Start MATERIAL SHOWN

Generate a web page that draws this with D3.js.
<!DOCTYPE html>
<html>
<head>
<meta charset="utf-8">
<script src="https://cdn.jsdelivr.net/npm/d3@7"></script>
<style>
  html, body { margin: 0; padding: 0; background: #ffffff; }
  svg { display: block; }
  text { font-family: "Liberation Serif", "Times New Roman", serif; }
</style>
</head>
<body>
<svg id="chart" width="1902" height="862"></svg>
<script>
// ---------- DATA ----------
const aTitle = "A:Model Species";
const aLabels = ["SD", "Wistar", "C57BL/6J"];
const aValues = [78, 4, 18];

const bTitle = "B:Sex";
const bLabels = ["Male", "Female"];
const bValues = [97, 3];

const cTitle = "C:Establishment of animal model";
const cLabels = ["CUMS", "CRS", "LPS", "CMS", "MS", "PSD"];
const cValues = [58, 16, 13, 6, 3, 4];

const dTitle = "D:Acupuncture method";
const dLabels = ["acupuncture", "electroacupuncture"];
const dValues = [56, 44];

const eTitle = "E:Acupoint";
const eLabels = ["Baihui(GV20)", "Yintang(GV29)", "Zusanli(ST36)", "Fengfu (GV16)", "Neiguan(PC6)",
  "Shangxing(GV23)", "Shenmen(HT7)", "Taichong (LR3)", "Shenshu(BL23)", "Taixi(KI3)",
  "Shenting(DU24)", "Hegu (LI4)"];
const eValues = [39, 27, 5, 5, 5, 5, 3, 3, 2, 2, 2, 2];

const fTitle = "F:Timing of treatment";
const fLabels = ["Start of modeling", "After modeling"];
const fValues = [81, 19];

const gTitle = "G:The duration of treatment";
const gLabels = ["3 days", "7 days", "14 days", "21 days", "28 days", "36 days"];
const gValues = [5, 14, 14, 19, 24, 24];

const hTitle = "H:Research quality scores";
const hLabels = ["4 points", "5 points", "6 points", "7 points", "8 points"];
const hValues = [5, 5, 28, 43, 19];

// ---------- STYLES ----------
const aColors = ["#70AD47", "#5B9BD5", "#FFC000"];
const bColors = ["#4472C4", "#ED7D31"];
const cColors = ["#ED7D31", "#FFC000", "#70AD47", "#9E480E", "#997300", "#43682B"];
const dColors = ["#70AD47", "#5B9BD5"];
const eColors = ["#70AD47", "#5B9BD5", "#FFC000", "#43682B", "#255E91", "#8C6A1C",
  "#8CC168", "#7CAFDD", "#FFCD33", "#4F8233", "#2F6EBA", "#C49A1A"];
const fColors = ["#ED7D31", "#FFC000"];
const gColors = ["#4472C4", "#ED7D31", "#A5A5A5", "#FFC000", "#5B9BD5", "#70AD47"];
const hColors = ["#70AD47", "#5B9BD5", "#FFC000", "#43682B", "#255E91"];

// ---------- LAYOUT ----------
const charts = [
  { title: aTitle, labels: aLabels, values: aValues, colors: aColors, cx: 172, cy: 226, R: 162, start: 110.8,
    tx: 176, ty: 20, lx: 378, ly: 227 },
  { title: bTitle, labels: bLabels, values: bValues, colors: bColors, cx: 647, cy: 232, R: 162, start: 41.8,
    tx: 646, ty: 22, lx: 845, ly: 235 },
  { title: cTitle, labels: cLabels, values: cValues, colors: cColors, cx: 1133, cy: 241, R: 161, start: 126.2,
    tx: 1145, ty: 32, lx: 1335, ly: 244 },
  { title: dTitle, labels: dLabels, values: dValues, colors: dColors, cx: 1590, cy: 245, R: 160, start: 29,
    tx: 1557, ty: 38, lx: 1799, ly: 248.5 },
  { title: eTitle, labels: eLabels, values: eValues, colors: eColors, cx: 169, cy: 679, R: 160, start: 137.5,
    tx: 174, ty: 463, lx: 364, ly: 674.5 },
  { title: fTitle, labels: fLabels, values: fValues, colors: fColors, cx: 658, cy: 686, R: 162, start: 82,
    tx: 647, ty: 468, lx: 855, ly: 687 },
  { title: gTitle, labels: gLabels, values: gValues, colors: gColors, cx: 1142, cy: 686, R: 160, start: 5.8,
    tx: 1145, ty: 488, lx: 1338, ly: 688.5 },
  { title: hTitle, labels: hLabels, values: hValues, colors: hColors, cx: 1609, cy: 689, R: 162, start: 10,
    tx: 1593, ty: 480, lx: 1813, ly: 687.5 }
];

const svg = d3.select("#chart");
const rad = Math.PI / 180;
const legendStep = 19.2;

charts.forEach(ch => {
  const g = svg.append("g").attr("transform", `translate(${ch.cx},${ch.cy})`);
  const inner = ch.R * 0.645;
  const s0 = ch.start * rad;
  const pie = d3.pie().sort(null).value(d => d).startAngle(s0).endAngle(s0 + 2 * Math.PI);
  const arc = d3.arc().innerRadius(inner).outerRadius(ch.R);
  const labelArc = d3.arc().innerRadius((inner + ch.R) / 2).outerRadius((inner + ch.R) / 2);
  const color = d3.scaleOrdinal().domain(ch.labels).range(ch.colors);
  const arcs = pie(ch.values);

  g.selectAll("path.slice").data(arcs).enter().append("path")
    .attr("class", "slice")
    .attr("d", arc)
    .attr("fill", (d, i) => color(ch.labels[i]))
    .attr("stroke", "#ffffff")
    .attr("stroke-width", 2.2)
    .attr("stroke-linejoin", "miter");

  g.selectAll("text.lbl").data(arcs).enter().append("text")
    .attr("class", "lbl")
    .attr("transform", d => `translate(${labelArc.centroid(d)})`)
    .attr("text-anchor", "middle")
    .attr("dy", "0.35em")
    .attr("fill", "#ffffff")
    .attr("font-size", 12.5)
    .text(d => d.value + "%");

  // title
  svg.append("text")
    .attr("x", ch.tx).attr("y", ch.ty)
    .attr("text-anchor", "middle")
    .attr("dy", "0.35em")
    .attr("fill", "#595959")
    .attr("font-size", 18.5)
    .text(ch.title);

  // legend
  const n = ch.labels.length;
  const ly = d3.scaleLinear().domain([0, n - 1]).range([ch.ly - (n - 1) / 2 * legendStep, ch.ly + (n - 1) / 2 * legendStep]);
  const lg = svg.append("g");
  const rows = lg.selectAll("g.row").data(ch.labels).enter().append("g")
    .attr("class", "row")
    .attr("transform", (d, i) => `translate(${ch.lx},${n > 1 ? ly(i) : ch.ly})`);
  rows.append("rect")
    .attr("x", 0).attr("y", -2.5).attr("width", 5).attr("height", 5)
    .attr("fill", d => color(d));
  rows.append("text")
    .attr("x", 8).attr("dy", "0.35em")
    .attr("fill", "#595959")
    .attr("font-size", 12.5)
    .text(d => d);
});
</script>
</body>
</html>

End MATERIAL SHOWN
Start MATERIAL SHOWN

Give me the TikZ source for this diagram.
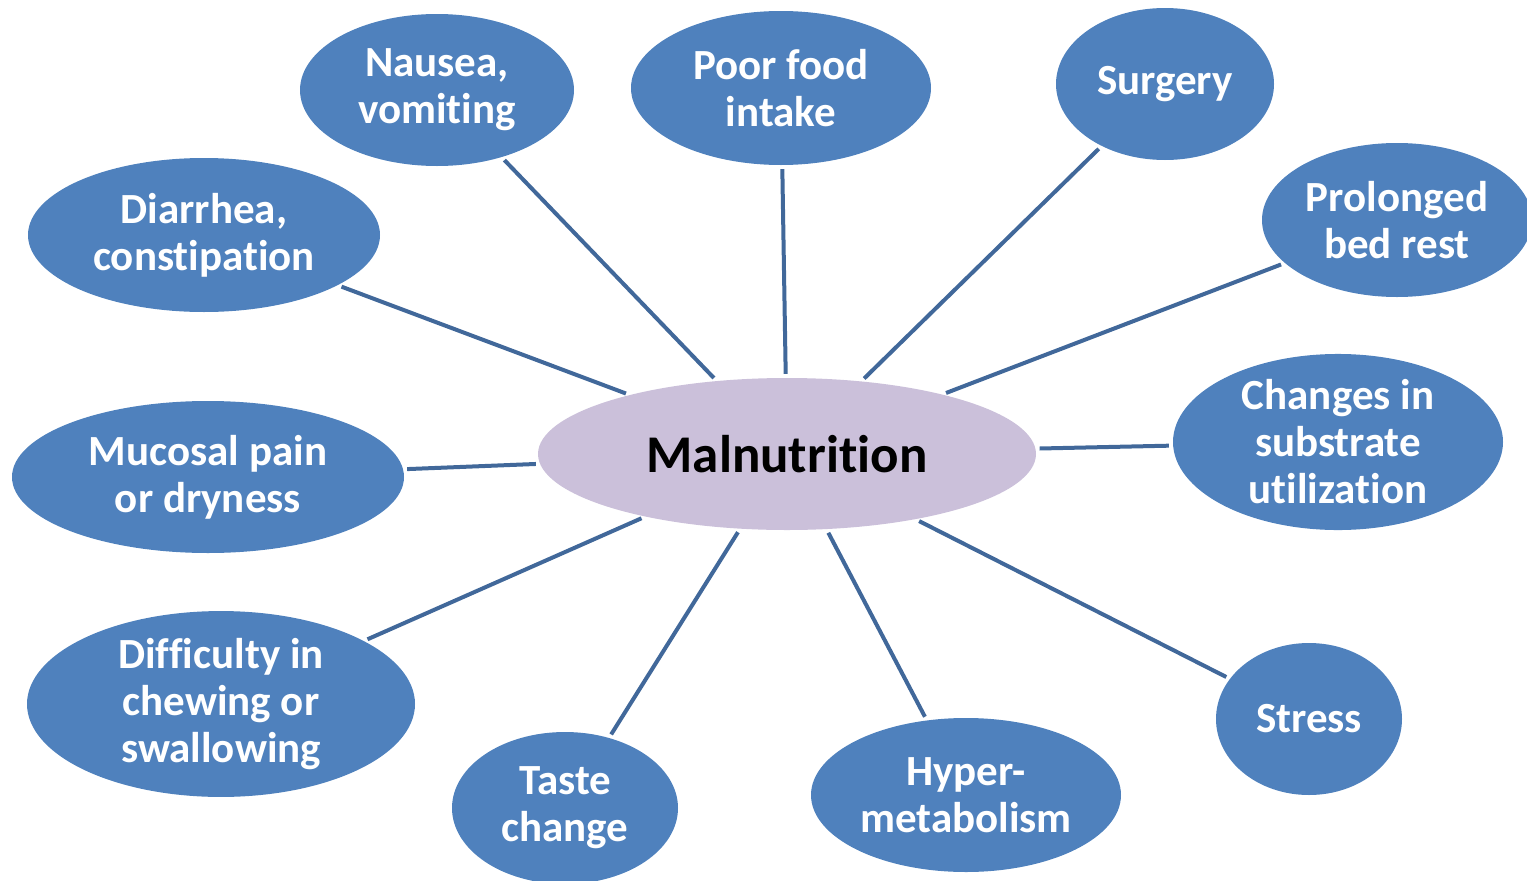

End MATERIAL SHOWN
Start MATERIAL SHOWN

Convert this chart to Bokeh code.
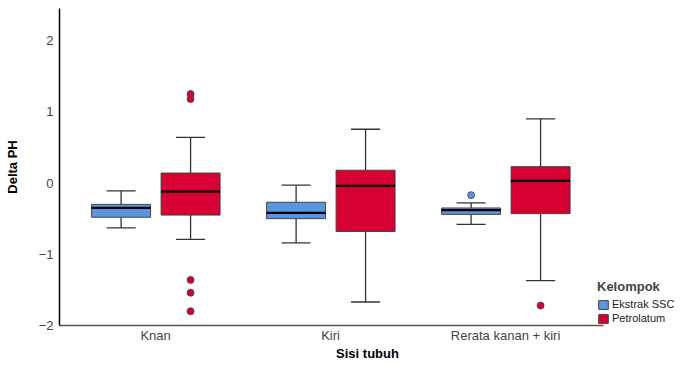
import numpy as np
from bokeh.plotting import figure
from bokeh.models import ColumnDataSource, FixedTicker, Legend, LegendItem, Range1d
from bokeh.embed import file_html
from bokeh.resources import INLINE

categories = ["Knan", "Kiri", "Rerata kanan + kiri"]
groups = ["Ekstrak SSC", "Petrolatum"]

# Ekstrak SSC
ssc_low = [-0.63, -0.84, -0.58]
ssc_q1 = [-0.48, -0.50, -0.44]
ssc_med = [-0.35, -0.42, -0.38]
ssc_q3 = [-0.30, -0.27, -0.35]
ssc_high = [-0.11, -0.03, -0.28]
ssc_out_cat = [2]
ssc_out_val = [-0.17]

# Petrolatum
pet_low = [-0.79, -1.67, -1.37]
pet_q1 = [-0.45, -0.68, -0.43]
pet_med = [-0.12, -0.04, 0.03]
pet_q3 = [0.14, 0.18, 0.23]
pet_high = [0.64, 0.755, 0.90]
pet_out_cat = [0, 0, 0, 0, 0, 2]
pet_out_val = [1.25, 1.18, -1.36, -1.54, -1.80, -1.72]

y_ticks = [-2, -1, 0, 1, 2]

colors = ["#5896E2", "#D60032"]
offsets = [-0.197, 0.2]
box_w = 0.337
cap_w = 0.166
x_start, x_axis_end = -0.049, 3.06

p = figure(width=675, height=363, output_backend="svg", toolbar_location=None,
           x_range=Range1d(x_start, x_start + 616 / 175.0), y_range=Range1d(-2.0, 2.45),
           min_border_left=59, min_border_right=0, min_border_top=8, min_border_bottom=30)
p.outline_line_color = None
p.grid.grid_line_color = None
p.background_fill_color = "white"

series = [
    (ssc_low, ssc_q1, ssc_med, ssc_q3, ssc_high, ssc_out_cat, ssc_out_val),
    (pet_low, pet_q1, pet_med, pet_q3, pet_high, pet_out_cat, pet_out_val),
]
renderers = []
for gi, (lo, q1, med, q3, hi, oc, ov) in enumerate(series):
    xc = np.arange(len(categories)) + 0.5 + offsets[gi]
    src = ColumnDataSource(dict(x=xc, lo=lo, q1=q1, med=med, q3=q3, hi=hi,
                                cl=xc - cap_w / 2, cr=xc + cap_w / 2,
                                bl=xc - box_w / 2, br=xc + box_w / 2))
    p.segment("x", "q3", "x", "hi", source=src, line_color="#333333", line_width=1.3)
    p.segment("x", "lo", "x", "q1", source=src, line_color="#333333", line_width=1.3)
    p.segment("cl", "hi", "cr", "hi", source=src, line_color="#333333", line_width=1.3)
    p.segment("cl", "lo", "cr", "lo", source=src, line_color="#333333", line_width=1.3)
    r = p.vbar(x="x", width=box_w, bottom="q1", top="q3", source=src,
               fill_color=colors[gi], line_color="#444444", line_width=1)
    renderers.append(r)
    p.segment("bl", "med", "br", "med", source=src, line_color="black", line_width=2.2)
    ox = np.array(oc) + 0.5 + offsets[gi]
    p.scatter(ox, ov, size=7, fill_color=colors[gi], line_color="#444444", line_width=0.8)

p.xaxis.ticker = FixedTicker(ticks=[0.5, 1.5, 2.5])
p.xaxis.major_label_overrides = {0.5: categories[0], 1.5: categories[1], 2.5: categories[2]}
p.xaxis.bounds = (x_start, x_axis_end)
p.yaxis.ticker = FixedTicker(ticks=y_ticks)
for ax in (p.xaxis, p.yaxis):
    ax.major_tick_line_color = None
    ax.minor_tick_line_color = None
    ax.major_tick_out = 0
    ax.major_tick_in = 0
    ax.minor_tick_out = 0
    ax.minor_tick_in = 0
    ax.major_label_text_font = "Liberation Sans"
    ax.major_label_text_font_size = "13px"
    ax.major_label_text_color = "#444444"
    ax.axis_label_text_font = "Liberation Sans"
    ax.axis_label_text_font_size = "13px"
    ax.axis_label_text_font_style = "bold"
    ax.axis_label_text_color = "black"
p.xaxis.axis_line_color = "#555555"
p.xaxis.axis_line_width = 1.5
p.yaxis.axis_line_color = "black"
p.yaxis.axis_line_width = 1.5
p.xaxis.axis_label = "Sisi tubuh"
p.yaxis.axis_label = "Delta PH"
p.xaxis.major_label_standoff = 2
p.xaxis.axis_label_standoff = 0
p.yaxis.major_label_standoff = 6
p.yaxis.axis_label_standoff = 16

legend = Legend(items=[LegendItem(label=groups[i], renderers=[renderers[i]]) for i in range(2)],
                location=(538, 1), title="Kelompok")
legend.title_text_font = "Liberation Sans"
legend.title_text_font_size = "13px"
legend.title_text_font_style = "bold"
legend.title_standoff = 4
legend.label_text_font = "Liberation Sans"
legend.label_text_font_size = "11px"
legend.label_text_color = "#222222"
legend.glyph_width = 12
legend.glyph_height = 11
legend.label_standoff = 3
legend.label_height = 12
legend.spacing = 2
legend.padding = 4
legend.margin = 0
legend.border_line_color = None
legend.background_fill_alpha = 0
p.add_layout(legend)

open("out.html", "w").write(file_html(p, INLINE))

End MATERIAL SHOWN

GOAL -> Start at the line with "Convert this chart to Bokeh code.", stop at the line with "ssc_out_val = [-0.17]", both lines included, and repeat that span exactly without its pictures.

TASK SOLUTION ->
Convert this chart to Bokeh code.
import numpy as np
from bokeh.plotting import figure
from bokeh.models import ColumnDataSource, FixedTicker, Legend, LegendItem, Range1d
from bokeh.embed import file_html
from bokeh.resources import INLINE

categories = ["Knan", "Kiri", "Rerata kanan + kiri"]
groups = ["Ekstrak SSC", "Petrolatum"]

# Ekstrak SSC
ssc_low = [-0.63, -0.84, -0.58]
ssc_q1 = [-0.48, -0.50, -0.44]
ssc_med = [-0.35, -0.42, -0.38]
ssc_q3 = [-0.30, -0.27, -0.35]
ssc_high = [-0.11, -0.03, -0.28]
ssc_out_cat = [2]
ssc_out_val = [-0.17]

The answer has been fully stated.